London’s seamy side revealed in new exhibition


London has always had an underworld, a dangerous side. Just go out late on a Saturday night and you’re sure to see a fight. For many, the hint of danger is one of the city’s attractions, at least if you don’t have to deal with it full time.

Back in the 18th and 19th century, there was nothing attractive about the St. Giles Rookery. It got its name because tiny apartments were stacked atop one another like birdhouses. Only the poorest of the poor lived there–the beggars, the prostitutes, the gin addicts. Especially the gin addicts. Gin was a national addiction, a cheap way to get blasted. Gin addiction was immortalized in Hogarth’s engraving Gin Lane, showing a drunken mother accidentally knocking her baby over a railing while a tradesman hawks his tools and a man hangs himself within view of an uncaring crowd.

Hogarth was no teetotaler. He liked a good drink, as his engraving Beer Street shows. It’s the same scene, gentrified. Industrious drinkers of real ale prosper and flirt in clean, attractive surroundings. It must have seemed like heaven to the denizens of the Rookery.

A new exhibition by the Museum of London looks at the lives of these nearly forgotten people, thanks to an excavation the museum sponsored at the site of the old Rookery. London’s Underworld Unearthed: The Secret Life of the Rookery features finds from the excavation along with contemporary and modern depictions of this Hell on Earth.

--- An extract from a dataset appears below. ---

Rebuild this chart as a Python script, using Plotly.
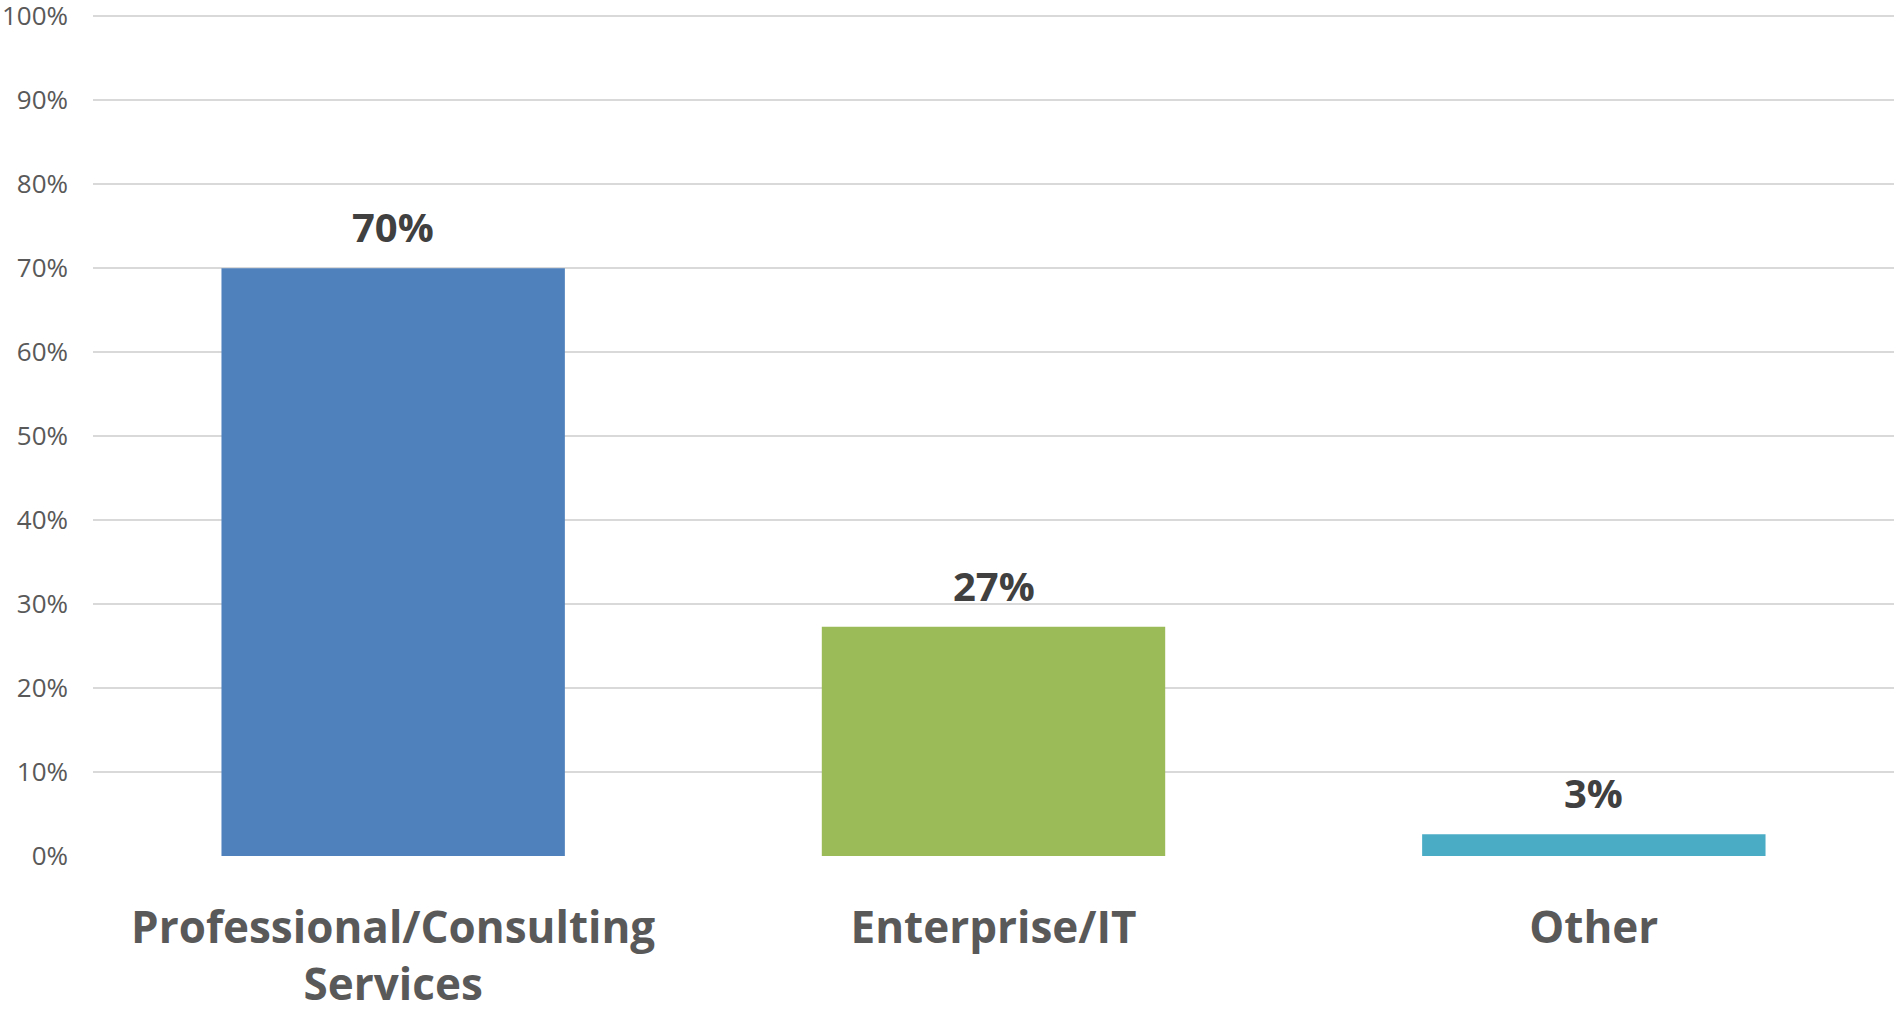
import plotly.graph_objects as go

categories = ["Professional/Consulting<br>Services", "Enterprise/IT", "Other"]
values = [70.0, 27.3, 2.6]
bar_colors = ["#4F81BD", "#9BBB59", "#4BACC6"]
y_ticks = [0, 10, 20, 30, 40, 50, 60, 70, 80, 90, 100]
y_tick_labels = [f"{v}%" for v in y_ticks]

x_pos = list(range(len(categories)))

fig = go.Figure()
fig.add_trace(go.Bar(
    x=x_pos,
    y=values,
    marker=dict(color=bar_colors, line=dict(width=0)),
    width=0.572,
    cliponaxis=False,
))

for xi, v in zip(x_pos, values):
    fig.add_annotation(
        x=xi, y=v, xref="x", yref="y",
        text=f"<b>{round(v)}%</b>",
        showarrow=False, yanchor="bottom", yshift=12,
        font=dict(family="Open Sans", size=40, color="#404040"),
    )

fig.update_layout(
    width=1894, height=1012,
    margin=dict(l=93, r=0, t=15, b=156, autoexpand=False),
    paper_bgcolor="white", plot_bgcolor="white",
    showlegend=False,
    font=dict(family="Open Sans"),
    xaxis=dict(
        range=[-0.5, 2.5],
        tickvals=x_pos,
        ticktext=[f"<b>{c}</b>" for c in categories],
        tickfont=dict(family="Open Sans", size=44, color="#595959"),
        showgrid=False, zeroline=False, showline=False, ticks="",
        ticklabelstandoff=42,
        automargin=False,
    ),
    yaxis=dict(
        range=[0, 100.15],
        tickvals=y_ticks,
        ticktext=y_tick_labels,
        tickfont=dict(family="Open Sans", size=26, color="#595959"),
        showgrid=True, gridcolor="#D9D9D9", gridwidth=2,
        zeroline=False, showline=False, ticks="",
        ticklabelstandoff=24,
        ticklabeloverflow="allow",
        automargin=False,
    ),
)

fig.write_html("out.html")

The finds remind us that these were real people living here. Children’s toys, simple crockery, and trick glasses used in drinking games give us a glimpse of their lives, and the gin bottles hint at how many of them died. The modern art, created by Jane Palm-Gold, draws comparisons with today’s urban blight. The permanent collection at the Museum of London is well worth a visit too in order to get a better understanding of one of the world’s most fascinating cities.

The show runs until June 3 at the Coningsby Gallery.